The telecom industry also has the largest distribution network -- over 1.5 million entrepreneurs in the country -- which helps servicing customers on a daily basis.
This distribution network is distinct as it covers the length and the breadth of our country. Its uniqueness lies in its ability to conduct thousands of crores of small-value transactions through a risk-free, pre-paid model.
The entire channel first pays and then does business; in a similar manner, this channel will first pay and then facilitate mobile banking. Hence, chances of frauds on customer deposits by entrepreneurs can be ruled out.
The common man is used to dealing with dealers, and knows that payments are to be made only when confirmation reaches the customer on his/her mobile phone. The entire channel is trained to collect complete information under Know Your Customer and is compliant with all security parameters of the country.
However, the KYC should be proportional to the risk of the account that is being opened.

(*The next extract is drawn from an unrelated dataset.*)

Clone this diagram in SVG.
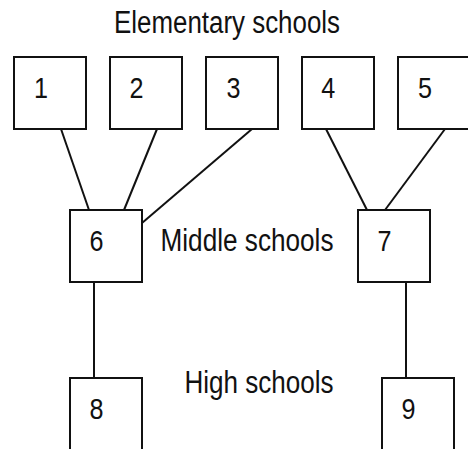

For instance, Rs 50,000 balance restriction and a total value of transactions at Rs 200,000 in a year are great examples to limit KYC to get more Indians into the financial fold.
The mobile telecom industry has the ability to address the correct customer base through intelligent data points available with mobile phone operators on a daily basis.
Telecom operators do not just offer low-cost, last-mile connectivity, but can also offer information on an aggregate basis by examining calling patterns, in order to target the correct customer base.
For example, if a large number of calls are being made between Kapashera in Gurgaon and Hoshairpur in Punjab, clearly, this is a corridor worth tapping for the banks.
Similarly, many such natural corridors that exist in the telecom world can be extended to the banking world so that these areas can be included in the financial fold.
Internationally, there are notable examples of how mobile banking has revolutionised the banking sector, and thus touched lives of people. Mpesa in Kenya has reached out to 47 per cent of the Kenyan population with every second Kenyan having either received or sent money using Mpesa.
Similarly, Gcash has been able to revolutionise the way migrant Filipinos send money to their families in the Philippines.
What we need in India is an enabling regulatory framework that will take mobile banking forward. When the mobile industry rises to the occasion, this will result in true financial inclusion for millions of people across the country.